Thoughts 26 Nov 2007 11:01 am
OLPC
One laptop per child. –A commendable idea.
This project has become the flavor of the month among tech bloggers and the press, but the so called facts are inevitably skewed.
In an article on a ZD Blog, this weird logic was found:
XO laptops, the flagship model of the OLPC project, can be bought for educational purchases in quantities of 100-999 at $299 each, 1000-9999 at $249 each, and 10,000 and up at $199 each. That scale means that if you buy 10,000 XOs in the Give One, Get One program you can hit the $100 barrier per laptop, the OLPC’s initial price target….. Huh??
You buy two laptops at $199 each and you hit the $100 dollar price point?
$199 per unit looks like $200 bucks each plus shipping to me.
Unless the article failed to mention some other details I must assume that the person who came up with this wonderful logic was a marketing major.
Negroponte was on an interview show and said that the reason kids in third world counties don’t go to school isn’t poverty, it’s because school is boring.
And from what I heard during the interview, being computer literate will miraculously produce abundant clean water and food.

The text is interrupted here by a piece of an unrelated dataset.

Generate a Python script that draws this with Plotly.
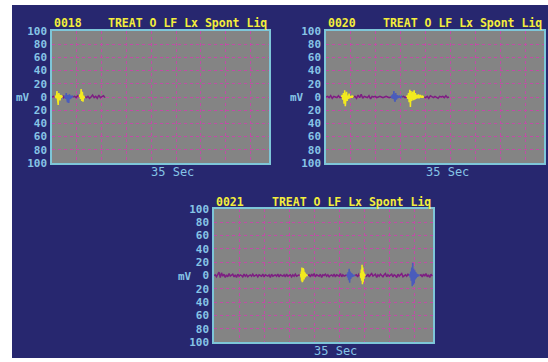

While I applaud the basic concept, I feel that Mr. Negroponte’s logic is entirely unrealistic and self-serving to the point that it has no bearing on the real world.
Question Mr. Negroponte.
If you are in a refugee camp or in a small village miles from the nearest power line where do you charge the battery?
And where do you get the much lauded internet connection?
I know, I know. –”Buy our product and they will come”….
This article is about another attempt to educate children in the use of technology. The Hole-in-the-Wall project.
And as far as I can tell, this guy isn’t trying to make a profit.
Sounds a bit more charitable doesn’t it.